DH only sees the positives, feels family is incomplete without DC2. He loved having a sister (even though his sister has ignored him most of the time for many years, resenting the fact he moved overseas for his career) and wants DS to have a sibling.
I am 41, nearly 42. DS is 16mo, absolutely lovely, but not a good sleeper, and I feel we have really dodged a bullet that he hasn't turned out clearly with ASD (I have ASD and ADHD). I am so, so tired and really want life back - exercise, music, museums, meals out, adult conversation. I love DS to bits and I love his funny little toddler ways (even the stampy flingy shouty ones), but I don't really want to deal with two of them at once. I am also worried about bringing yet another child onto this hideously overcrowded planet that seems to just be collapsing wherever we look (I was worried enough about this last time, but broodiness overtook my doubts, whatever that says about me).

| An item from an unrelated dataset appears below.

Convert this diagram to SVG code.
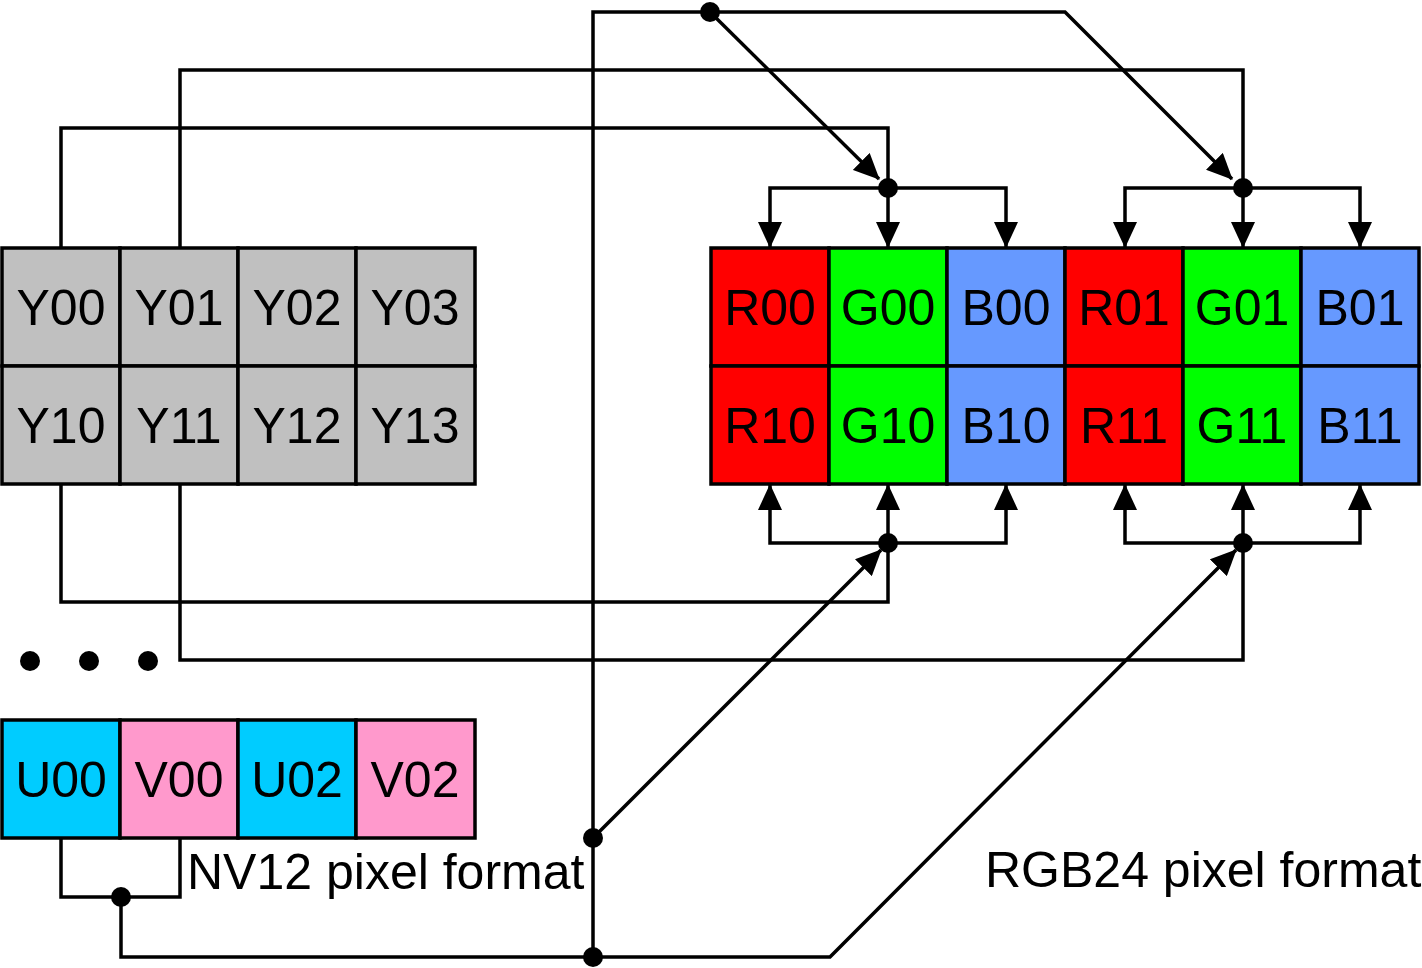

I just think what we have is lovely and there's no real need to make it all massively harder by having a second child. DS is very relaxed and happy and secure. A sibling would make everything harder and more stressful and would make him feel less secure.
But I look at the tiny baby at playgroup and oh heavens I feel broody. Every day I am reminded that this time with DS is so short, and I feel desperate to have another.
Can anyone talk some sense into me and DH, in either direction?